Project Lavina has demonstrated photorealistic CG rendering with stunning 90fps visuals.
At SIGGRAPH last week, Chaos Group showed off Project Lavina. This is a demonstration of photorealistic real-time ray tracing. Ten years ago at LA’s SIGGRAPH 2008, Chaos debuted their first GPU acceleration work. This technology has gone on to evolve from a fast preview renderer (V-Ray RT) into the fast, full-featured production renderer used by artists and designers around the world: V-Ray GPU.
Using a dedicated RT Core within NVIDIA’s Turing-based Quadro RTX GPUs which was also announced and demoed during SIGGRAPH, Chaos Group’s Project Lavina has shown the road ahead for CGI and visual effects, introducing a new level of visual quality for real-time games, VR, and 3D visualization.
Project Lavina, named after the Bulgarian word for avalanche, debuted as a SIGGRAPH tech demo, depicting a massive 3D forest and several architectural visualizations running at 24-30fps in standard HD resolution. The SIGGRAPH tech demo uses 3D scenes exported from V-Ray-enabled applications directly in Lavina. Unlike a traditional game engine which requires assets to be rebuilt and specially optimised, Lavina now simplifies this process with direct compatibility and translation of V-Ray assets. Upon loading the scene, the user can explore the environment exactly as they would in a game engine, and experience physically accurate lighting, reflections and global illumination, all in real time. Lavina is able to handle massive scenes at real-time speeds – over 300 billion triangles in one case – without any loss in detail.
“We’ve been developing ray tracing technology for 20 years, and this is one of the biggest breakthroughs we’ve ever made,” said Vlado Koylazov, co-founder and CTO at Chaos Group. “Real-time and ray tracing coming together is the beginning of something big.”

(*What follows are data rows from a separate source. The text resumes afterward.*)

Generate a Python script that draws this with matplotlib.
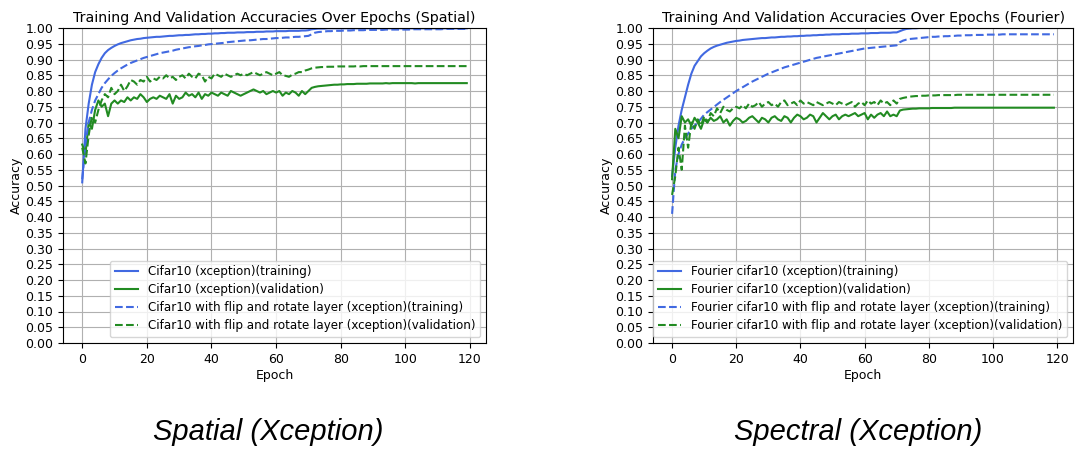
import matplotlib
matplotlib.use("Agg")
import matplotlib.pyplot as plt
import numpy as np

epochs = list(range(120))

# ---------------- Spatial (left) ----------------
spatial_train = [
    0.51, 0.68, 0.76, 0.82, 0.86, 0.885, 0.905, 0.92, 0.93, 0.937,
    0.943, 0.948, 0.952, 0.955, 0.958, 0.961, 0.963, 0.965, 0.966, 0.968,
    0.969, 0.970, 0.971, 0.972, 0.972, 0.973, 0.974, 0.975, 0.975, 0.976,
    0.977, 0.977, 0.978, 0.978, 0.979, 0.980, 0.980, 0.981, 0.981, 0.982,
    0.982, 0.983, 0.983, 0.984, 0.984, 0.985, 0.985, 0.985, 0.986, 0.986,
    0.986, 0.987, 0.987, 0.987, 0.988, 0.988, 0.988, 0.989, 0.989, 0.989,
    0.990, 0.990, 0.990, 0.990, 0.991, 0.991, 0.991, 0.991, 0.992, 0.992,
    0.993, 0.996, 0.997, 0.998, 0.998, 0.998, 0.999, 0.999, 0.999, 0.999,
    0.999, 0.999, 0.999, 0.999, 0.999, 0.999, 0.999, 0.999, 0.999, 0.999,
    0.999, 0.999, 0.999, 0.999, 0.999, 0.999, 0.999, 0.999, 0.999, 0.999,
    0.999, 0.999, 0.999, 0.999, 0.999, 0.999, 0.999, 0.999, 0.999, 0.999,
    0.999, 0.999, 0.999, 0.999, 0.999, 0.999, 0.999, 0.999, 0.999, 0.999,
]
spatial_val = [
    0.63, 0.60, 0.70, 0.68, 0.74, 0.77, 0.75, 0.76, 0.72, 0.76,
    0.77, 0.76, 0.77, 0.765, 0.78, 0.77, 0.78, 0.775, 0.79, 0.78,
    0.765, 0.775, 0.78, 0.775, 0.785, 0.78, 0.775, 0.79, 0.76, 0.785,
    0.775, 0.78, 0.795, 0.785, 0.79, 0.78, 0.795, 0.775, 0.79, 0.785,
    0.795, 0.79, 0.785, 0.795, 0.79, 0.785, 0.80, 0.795, 0.79, 0.785,
    0.79, 0.795, 0.80, 0.805, 0.80, 0.795, 0.80, 0.79, 0.795, 0.80,
    0.795, 0.80, 0.785, 0.795, 0.79, 0.80, 0.795, 0.785, 0.80, 0.79,
    0.80, 0.81, 0.813, 0.815, 0.816, 0.817, 0.818, 0.819, 0.820, 0.820,
    0.821, 0.821, 0.822, 0.822, 0.822, 0.823, 0.823, 0.823, 0.823, 0.824,
    0.824, 0.824, 0.824, 0.824, 0.825, 0.824, 0.825, 0.825, 0.825, 0.825,
    0.825, 0.825, 0.825, 0.824, 0.825, 0.825, 0.825, 0.825, 0.825, 0.825,
    0.825, 0.825, 0.825, 0.825, 0.825, 0.825, 0.825, 0.825, 0.825, 0.825,
]
spatial_aug_train = [
    0.52, 0.63, 0.70, 0.74, 0.77, 0.79, 0.81, 0.825, 0.837, 0.848,
    0.857, 0.865, 0.872, 0.878, 0.884, 0.889, 0.893, 0.897, 0.901, 0.905,
    0.908, 0.911, 0.914, 0.917, 0.920, 0.922, 0.924, 0.926, 0.928, 0.931,
    0.933, 0.935, 0.937, 0.939, 0.940, 0.942, 0.943, 0.945, 0.946, 0.948,
    0.949, 0.950, 0.951, 0.952, 0.953, 0.955, 0.956, 0.957, 0.958, 0.959,
    0.960, 0.961, 0.961, 0.962, 0.963, 0.964, 0.965, 0.965, 0.966, 0.967,
    0.968, 0.968, 0.969, 0.970, 0.970, 0.971, 0.972, 0.972, 0.973, 0.974,
    0.975, 0.980, 0.985, 0.987, 0.988, 0.989, 0.990, 0.990, 0.991, 0.991,
    0.991, 0.992, 0.992, 0.992, 0.993, 0.993, 0.993, 0.993, 0.994, 0.994,
    0.994, 0.994, 0.994, 0.994, 0.995, 0.995, 0.995, 0.995, 0.995, 0.995,
    0.995, 0.995, 0.996, 0.996, 0.996, 0.996, 0.996, 0.996, 0.996, 0.996,
    0.996, 0.996, 0.997, 0.997, 0.997, 0.997, 0.997, 0.997, 0.997, 0.997,
]
spatial_aug_val = [
    0.62, 0.57, 0.66, 0.72, 0.70, 0.74, 0.77, 0.79, 0.78, 0.81,
    0.79, 0.80, 0.82, 0.80, 0.815, 0.835, 0.83, 0.82, 0.835, 0.83,
    0.845, 0.83, 0.84, 0.835, 0.845, 0.84, 0.85, 0.84, 0.845, 0.835,
    0.845, 0.85, 0.84, 0.855, 0.845, 0.84, 0.855, 0.85, 0.83, 0.845,
    0.84, 0.855, 0.85, 0.845, 0.855, 0.85, 0.845, 0.85, 0.855, 0.85,
    0.855, 0.85, 0.855, 0.86, 0.855, 0.85, 0.855, 0.86, 0.855, 0.85,
    0.855, 0.86, 0.85, 0.848, 0.845, 0.852, 0.855, 0.86, 0.86, 0.865,
    0.868, 0.872, 0.874, 0.875, 0.876, 0.876, 0.877, 0.877, 0.877, 0.878,
    0.878, 0.878, 0.878, 0.878, 0.878, 0.879, 0.878, 0.879, 0.879, 0.879,
    0.879, 0.879, 0.879, 0.879, 0.879, 0.879, 0.879, 0.879, 0.879, 0.879,
    0.879, 0.879, 0.879, 0.879, 0.879, 0.879, 0.879, 0.879, 0.879, 0.879,
    0.879, 0.879, 0.879, 0.879, 0.879, 0.879, 0.879, 0.879, 0.879, 0.879,
]

# ---------------- Fourier (right) ----------------
fourier_train = [
    0.53, 0.62, 0.69, 0.74, 0.78, 0.82, 0.855, 0.88, 0.895, 0.91,
    0.92, 0.928, 0.935, 0.94, 0.944, 0.947, 0.950, 0.953, 0.955, 0.957,
    0.959, 0.960, 0.962, 0.963, 0.964, 0.965, 0.966, 0.967, 0.968, 0.968,
    0.969, 0.970, 0.970, 0.971, 0.972, 0.972, 0.973, 0.973, 0.974, 0.974,
    0.975, 0.975, 0.976, 0.976, 0.977, 0.977, 0.978, 0.978, 0.979, 0.979,
    0.980, 0.980, 0.980, 0.981, 0.981, 0.981, 0.982, 0.982, 0.982, 0.983,
    0.983, 0.983, 0.984, 0.984, 0.984, 0.985, 0.985, 0.985, 0.985, 0.986,
    0.986, 0.990, 0.994, 0.997, 0.998, 0.999, 0.999, 1.000, 1.000, 1.000,
    1.000, 1.000, 1.000, 1.000, 1.000, 1.000, 1.000, 1.000, 1.000, 1.000,
    1.000, 1.000, 1.000, 1.000, 1.000, 1.000, 1.000, 1.000, 1.000, 1.000,
    1.000, 1.000, 1.000, 1.000, 1.000, 1.000, 1.000, 1.000, 1.000, 1.000,
    1.000, 1.000, 1.000, 1.000, 1.000, 1.000, 1.000, 1.000, 1.000, 1.000,
]
fourier_val = [
    0.52, 0.68, 0.65, 0.72, 0.70, 0.71, 0.69, 0.715, 0.70, 0.68,
    0.71, 0.70, 0.715, 0.705, 0.71, 0.72, 0.70, 0.71, 0.69, 0.705,
    0.715, 0.71, 0.70, 0.705, 0.715, 0.72, 0.71, 0.70, 0.715, 0.71,
    0.70, 0.715, 0.72, 0.71, 0.705, 0.72, 0.715, 0.70, 0.715, 0.725,
    0.72, 0.71, 0.715, 0.725, 0.72, 0.70, 0.715, 0.73, 0.72, 0.71,
    0.72, 0.725, 0.71, 0.72, 0.725, 0.72, 0.725, 0.73, 0.72, 0.725,
    0.73, 0.71, 0.725, 0.715, 0.725, 0.73, 0.72, 0.735, 0.72, 0.725,
    0.72, 0.738, 0.741, 0.742, 0.743, 0.744, 0.744, 0.745, 0.745, 0.745,
    0.745, 0.746, 0.746, 0.746, 0.746, 0.746, 0.746, 0.746, 0.747, 0.747,
    0.747, 0.747, 0.747, 0.747, 0.747, 0.747, 0.747, 0.747, 0.747, 0.747,
    0.747, 0.747, 0.747, 0.747, 0.747, 0.747, 0.747, 0.747, 0.747, 0.747,
    0.747, 0.747, 0.747, 0.747, 0.747, 0.747, 0.747, 0.747, 0.747, 0.747,
]
fourier_aug_train = [
    0.41, 0.55, 0.60, 0.63, 0.65, 0.665, 0.68, 0.69, 0.70, 0.712,
    0.725, 0.733, 0.741, 0.749, 0.757, 0.765, 0.772, 0.779, 0.786, 0.793,
    0.800, 0.806, 0.812, 0.818, 0.824, 0.830, 0.835, 0.840, 0.845, 0.850,
    0.855, 0.859, 0.863, 0.867, 0.871, 0.875, 0.878, 0.881, 0.884, 0.887,
    0.890, 0.893, 0.896, 0.899, 0.902, 0.905, 0.907, 0.909, 0.911, 0.913,
    0.915, 0.917, 0.919, 0.921, 0.923, 0.925, 0.927, 0.929, 0.931, 0.933,
    0.935, 0.936, 0.937, 0.938, 0.939, 0.940, 0.941, 0.942, 0.943, 0.944,
    0.945, 0.955, 0.960, 0.963, 0.965, 0.966, 0.967, 0.968, 0.969, 0.970,
    0.971, 0.972, 0.972, 0.973, 0.973, 0.974, 0.974, 0.975, 0.975, 0.976,
    0.976, 0.977, 0.977, 0.977, 0.978, 0.978, 0.978, 0.978, 0.979, 0.979,
    0.979, 0.979, 0.979, 0.980, 0.980, 0.980, 0.980, 0.980, 0.980, 0.980,
    0.980, 0.980, 0.980, 0.980, 0.980, 0.980, 0.980, 0.980, 0.980, 0.980,
]
fourier_aug_val = [
    0.47, 0.53, 0.62, 0.55, 0.69, 0.62, 0.70, 0.68, 0.71, 0.69,
    0.72, 0.70, 0.73, 0.72, 0.745, 0.73, 0.75, 0.74, 0.735, 0.745,
    0.75, 0.745, 0.755, 0.745, 0.76, 0.75, 0.755, 0.765, 0.75, 0.76,
    0.765, 0.755, 0.76, 0.75, 0.765, 0.77, 0.755, 0.76, 0.765, 0.755,
    0.77, 0.76, 0.765, 0.76, 0.755, 0.765, 0.76, 0.755, 0.76, 0.765,
    0.76, 0.755, 0.765, 0.76, 0.755, 0.76, 0.765, 0.75, 0.76, 0.765,
    0.755, 0.77, 0.76, 0.765, 0.755, 0.77, 0.76, 0.765, 0.755, 0.77,
    0.76, 0.775, 0.778, 0.780, 0.782, 0.783, 0.784, 0.784, 0.785, 0.785,
    0.786, 0.786, 0.786, 0.787, 0.787, 0.787, 0.787, 0.787, 0.787, 0.788,
    0.788, 0.788, 0.788, 0.788, 0.788, 0.788, 0.788, 0.788, 0.788, 0.788,
    0.788, 0.788, 0.788, 0.788, 0.788, 0.788, 0.788, 0.788, 0.788, 0.788,
    0.788, 0.788, 0.788, 0.788, 0.788, 0.788, 0.788, 0.788, 0.788, 0.788,
]

titles = ["Training And Validation Accuracies Over Epochs (Spatial)",
          "Training And Validation Accuracies Over Epochs (Fourier)"]
labels_left = ["Cifar10 (xception)(training)",
               "Cifar10 (xception)(validation)",
               "Cifar10 with flip and rotate layer (xception)(training)",
               "Cifar10 with flip and rotate layer (xception)(validation)"]
labels_right = ["Fourier cifar10 (xception)(training)",
                "Fourier cifar10 (xception)(validation)",
                "Fourier cifar10 with flip and rotate layer (xception)(training)",
                "Fourier cifar10 with flip and rotate layer (xception)(validation)"]
captions = ["Spatial (Xception)", "Spectral (Xception)"]

BLUE = "royalblue"
GREEN = "forestgreen"

fig = plt.figure(figsize=(10.75, 4.5), dpi=100)
ax1 = fig.add_axes([63/1075, 1-343/450, (486-63)/1075, (343-28)/450])
ax2 = fig.add_axes([653/1075, 1-343/450, (1073-653)/1075, (343-28)/450])

datasets = [
    (ax1, spatial_train, spatial_val, spatial_aug_train, spatial_aug_val, labels_left, titles[0]),
    (ax2, fourier_train, fourier_val, fourier_aug_train, fourier_aug_val, labels_right, titles[1]),
]
for ax, tr, va, atr, ava, labs, title in datasets:
    ax.plot(epochs, tr, color=BLUE, lw=1.5, label=labs[0])
    ax.plot(epochs, va, color=GREEN, lw=1.5, label=labs[1])
    ax.plot(epochs, atr, color=BLUE, lw=1.5, ls="--", label=labs[2])
    ax.plot(epochs, ava, color=GREEN, lw=1.5, ls="--", label=labs[3])
    ax.set_ylim(0, 1)
    ax.set_yticks(np.arange(0, 1.0001, 0.05))
    ax.set_xticks(range(0, 121, 20))
    ax.grid(True, color="#b0b0b0", lw=0.8)
    ax.set_axisbelow(True)
    ax.set_title(title, fontsize=10.2, pad=4)
    ax.set_xlabel("Epoch", fontsize=9, labelpad=2)
    ax.set_ylabel("Accuracy", fontsize=9, labelpad=2)
    ax.tick_params(labelsize=9)
    ax.legend(loc="lower right", fontsize=8.55, labelspacing=0.42)

fig.text(268/1075, 1-432/450, captions[0], ha="center", va="center",
         fontsize=21, style="italic", family="Liberation Sans")
fig.text(858/1075, 1-432/450, captions[1], ha="center", va="center",
         fontsize=21, style="italic", family="Liberation Sans")

fig.savefig("out.png", dpi=100)
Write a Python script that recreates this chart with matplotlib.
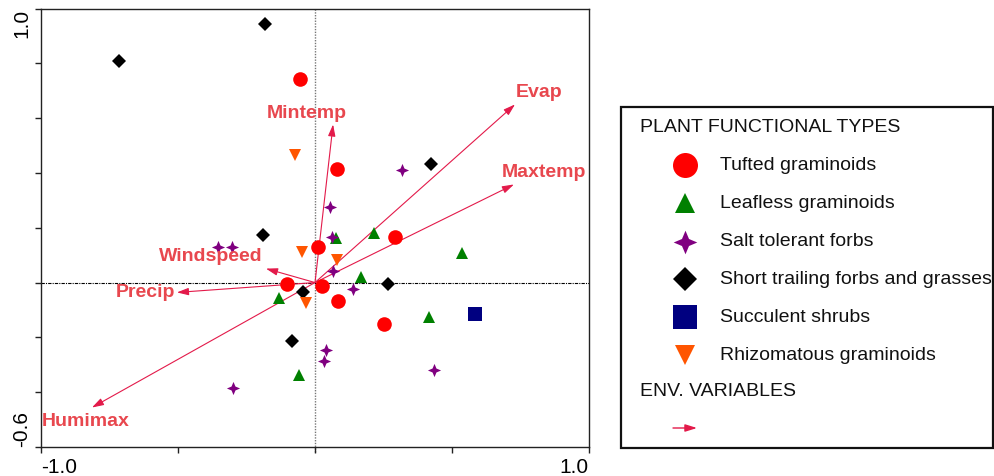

This is Chaos Group’s second real-time announcement in the last year, following the beta release of V-Ray for Unreal. Seeing a growing demand for real-time applications, Chaos Group has developed a way to tie ray tracing to both kinds of workflows, upping the fidelity of this emerging medium. Soon, users will be able to apply the most realistic style of rendering to every type of interactive project, including 3D configurators, virtual productions and VR, using the toolset they like best.